*What needs to be done:* Without the pictures, print the lines running from the beginning of the material to the line containing "from matplotlib.patches import Rectangle", both ends included.

*Data:*

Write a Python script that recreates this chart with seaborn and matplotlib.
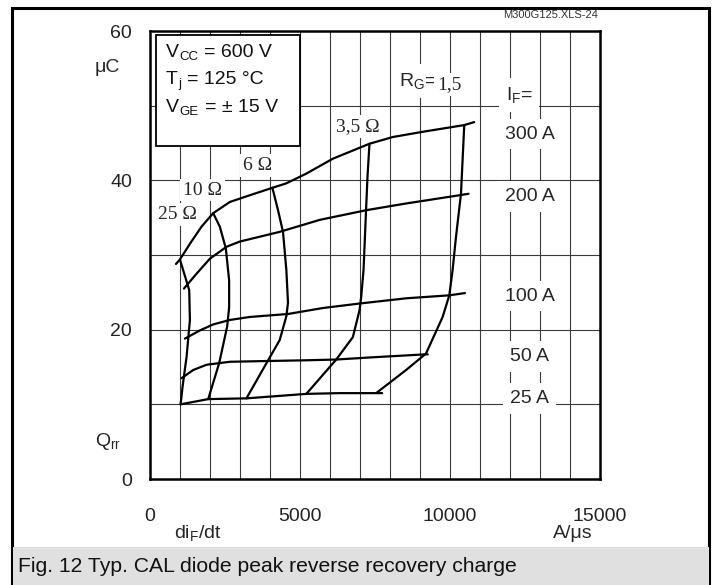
import matplotlib
matplotlib.use("Agg")
import matplotlib.pyplot as plt
import seaborn as sns
import pandas as pd
from matplotlib.patches import Rectangle

# ---------------- data ----------------
# Constant forward-current curves I_F (x = diF/dt in A/us, y = Qrr in uC)
if_300_x = [865, 998, 1330, 1718, 2106, 2660, 3325, 4080, 4545, 5211, 6096, 7316, 8092, 9089, 10475, 10808]
if_300_y = [28.8, 29.4, 31.5, 33.8, 35.6, 37.1, 38.0, 39.0, 39.6, 40.9, 42.9, 44.9, 45.8, 46.5, 47.4, 47.8]
if_200_x = [1131, 1553, 1995, 2550, 2993, 4323, 5653, 7207, 8537, 10309, 10619]
if_200_y = [25.5, 27.5, 29.5, 31.1, 31.8, 33.1, 34.7, 36.0, 36.9, 38.0, 38.2]
if_100_x = [1164, 1663, 2106, 2660, 3325, 4600, 5764, 6984, 8537, 9977, 10499]
if_100_y = [18.8, 19.9, 20.7, 21.3, 21.7, 22.1, 22.9, 23.5, 24.2, 24.6, 24.9]
if_50_x = [1053, 1441, 1885, 2660, 3880, 5211, 6208, 7426, 9200, 9256]
if_50_y = [13.5, 14.6, 15.3, 15.7, 15.8, 15.9, 16.0, 16.3, 16.7, 16.7]
if_25_x = [1020, 1940, 3215, 5211, 6318, 7738]
if_25_y = [10.0, 10.7, 10.8, 11.4, 11.5, 11.5]

# Constant gate-resistance curves R_G
rg_25_x = [998, 1141, 1307, 1330, 1220, 1087, 1020]
rg_25_y = [29.4, 27.5, 25.3, 21.3, 16.4, 12.4, 10.0]
rg_10_x = [2106, 2327, 2527, 2638, 2638, 2571, 2305, 1940]
rg_10_y = [35.6, 33.8, 30.9, 26.6, 23.0, 20.4, 15.5, 10.7]
rg_6_x = [4080, 4267, 4433, 4545, 4600, 4545, 4323, 3880, 3215]
rg_6_y = [39.0, 36.0, 33.1, 28.0, 23.6, 21.8, 18.6, 15.5, 10.8]
rg_3_5_x = [7316, 7250, 7207, 7118, 7040, 6984, 6762, 6208, 5211]
rg_3_5_y = [44.9, 40.5, 36.5, 28.0, 24.4, 22.6, 19.0, 16.0, 11.4]
rg_1_5_x = [10475, 10366, 10199, 10087, 9977, 9754, 9200, 8537, 7539]
rg_1_5_y = [47.4, 38.2, 32.4, 28.0, 24.6, 21.7, 16.8, 14.6, 11.5]

curves = {
    "300 A": (if_300_x, if_300_y), "200 A": (if_200_x, if_200_y),
    "100 A": (if_100_x, if_100_y), "50 A": (if_50_x, if_50_y),
    "25 A": (if_25_x, if_25_y),
    "25 Ω": (rg_25_x, rg_25_y), "10 Ω": (rg_10_x, rg_10_y),
    "6 Ω": (rg_6_x, rg_6_y), "3,5 Ω": (rg_3_5_x, rg_3_5_y),
    "1,5 Ω": (rg_1_5_x, rg_1_5_y),
}

x_ticks = [0, 5000, 10000, 15000]
x_tick_labels = ["0", "5000", "10000", "15000"]
y_ticks = [0, 20, 40, 60]
y_tick_labels = ["0", "20", "40", "60"]

if_labels = ["300 A", "200 A", "100 A", "50 A", "25 A"]
if_label_y = [46.2, 37.8, 24.5, 16.4, 10.8]
rg_labels = ["25 Ω", "10 Ω", "6 Ω", "3,5 Ω"]
rg_label_x = [915, 1746, 3592, 6934]
rg_label_y = [35.4, 38.7, 42.0, 47.2]

cond_lines = [
    [("V", False), ("CC", True), (" = 600 V", False)],
    [("T", False), ("j", True), (" = 125 °C", False)],
    [("V", False), ("GE", True), (" = ± 15 V", False)],
]

# ---------------- styling ----------------
sns.set_theme(style="white")
plt.rcParams["font.family"] = ["Liberation Sans", "DejaVu Sans"]
plt.rcParams["mathtext.fontset"] = "custom"
plt.rcParams["mathtext.rm"] = "Liberation Sans"
plt.rcParams["mathtext.it"] = "Liberation Sans:italic"
plt.rcParams["mathtext.bf"] = "Liberation Sans:bold"

W, H = 718, 585
fig = plt.figure(figsize=(W / 100, H / 100), dpi=100)
fig.patch.set_facecolor("white")
renderer = fig.canvas.get_renderer()

def fx(px):
    return px / W

def fy(py):
    return 1 - py / H

L, R, T, B = 150, 600, 31, 479
ax = fig.add_axes([fx(L), fy(B), fx(R) - fx(L), fy(T) - fy(B)])

rows = []
for name, (xs, ys) in curves.items():
    for i, (xv, yv) in enumerate(zip(xs, ys)):
        rows.append({"curve": name, "order": i, "x": xv, "y": yv})
df = pd.DataFrame(rows)

for name in curves:
    sns.lineplot(data=df[df.curve == name], x="x", y="y", sort=False,
                 estimator=None, color="black", linewidth=1.6, ax=ax,
                 zorder=4, legend=False)

ax.set_xlim(0, 15000)
ax.set_ylim(0, 60)

# grid
for xv in range(1000, 15000, 1000):
    ax.axvline(xv, color="#3a3a3a", linewidth=0.8, zorder=1)
for yv in range(10, 60, 10):
    ax.axhline(yv, color="#3a3a3a", linewidth=0.8, zorder=1)

for sp in ax.spines.values():
    sp.set_visible(True)
    sp.set_color("black")
    sp.set_linewidth(1.8)

ax.set_xticks(x_ticks)
ax.set_xticklabels(x_tick_labels, fontsize=14)
ax.set_yticks(y_ticks)
ax.set_yticklabels(y_tick_labels, fontsize=14)
ax.tick_params(axis="both", length=0, colors="#222222")
ax.tick_params(axis="x", pad=21)
ax.tick_params(axis="y", pad=13)
ax.set_xlabel("")
ax.set_ylabel("")

# condition box
ax.add_patch(Rectangle((200, 44.6), 4800, 14.8, facecolor="white",
                       edgecolor="black", linewidth=1.3, zorder=5))

def rich_text(x_px, base_px, parts, fs=14, color="#111111"):
    cur = x_px
    for s, sub in parts:
        size = fs * 0.68 if sub else fs
        yb = base_px + (3.5 if sub else 0)
        lead = len(s) - len(s.lstrip(" "))
        if lead:
            cur += lead * 0.278 * fs * 100 / 72
            s = s.lstrip(" ")
        t = fig.text(fx(cur), fy(yb), s, fontsize=size, ha="left",
                     va="baseline", color=color, zorder=6)
        bb = t.get_window_extent(renderer)
        cur += bb.width + 0.5

for parts, base in zip(cond_lines, [56.7, 84.0, 111.5]):
    rich_text(166, base, parts)

bbox_w = dict(boxstyle="square,pad=0.35", facecolor="white", edgecolor="none")

# I_F labels
ax.text(12305, 51.4, "I$_\\mathrm{F}$=", fontsize=14, ha="center",
        va="center", zorder=6, bbox=bbox_w)
for s, yv in zip(if_labels, if_label_y):
    ax.text(12650, yv, s, fontsize=14, ha="center", va="center", zorder=6,
            bbox=bbox_w)

# R_G labels
ax.text(8314, 53.3, "R$_\\mathrm{G}$=", fontsize=14, ha="left",
        va="center", zorder=6, bbox=bbox_w)
ax.text(9560, 52.8, "1,5", fontsize=14, ha="left", va="center", zorder=6,
        family="Liberation Serif", bbox=dict(boxstyle="square,pad=0.15",
                                             facecolor="white", edgecolor="none"))
for s, xv, yv in zip(rg_labels, rg_label_x, rg_label_y):
    ax.text(xv, yv, s, fontsize=14, ha="center", va="center", zorder=6,
            family="Liberation Serif",
            bbox=dict(boxstyle="square,pad=0.15", facecolor="white",
                      edgecolor="none"))

# axis unit labels (figure level)
fig.text(fx(107), fy(67), "μC", fontsize=14, ha="center", va="center")
fig.text(fx(108), fy(441), "Q$_\\mathrm{rr}$", fontsize=14, ha="center",
         va="center")
fig.text(fx(198), fy(533), "di$_\\mathrm{F}$/dt", fontsize=14, ha="center",
         va="center")
fig.text(fx(573), fy(533), "A/μs", fontsize=14, ha="center", va="center")
fig.text(fx(598), fy(15), "M300G125.XLS-24", fontsize=8, ha="right",
         va="center", color="#333333", zorder=3)

# outer frame and caption bar
fig.add_artist(Rectangle((fx(12), fy(585)), fx(709) - fx(12), fy(8) - fy(585),
                         transform=fig.transFigure, facecolor="none",
                         edgecolor="black", linewidth=2.2, zorder=0))
fig.add_artist(Rectangle((fx(13), fy(585)), fx(709) - fx(13), fy(547) - fy(585),
                         transform=fig.transFigure, facecolor="#e0e0e0",
                         edgecolor="none", zorder=1))
fig.text(fx(18), fy(566), "Fig. 12 Typ. CAL diode peak reverse recovery charge",
         fontsize=15.2, ha="left", va="center", color="#111111", zorder=2)

fig.savefig("out.png", dpi=100)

*Final answer:*
Write a Python script that recreates this chart with seaborn and matplotlib.
import matplotlib
matplotlib.use("Agg")
import matplotlib.pyplot as plt
import seaborn as sns
import pandas as pd
from matplotlib.patches import Rectangle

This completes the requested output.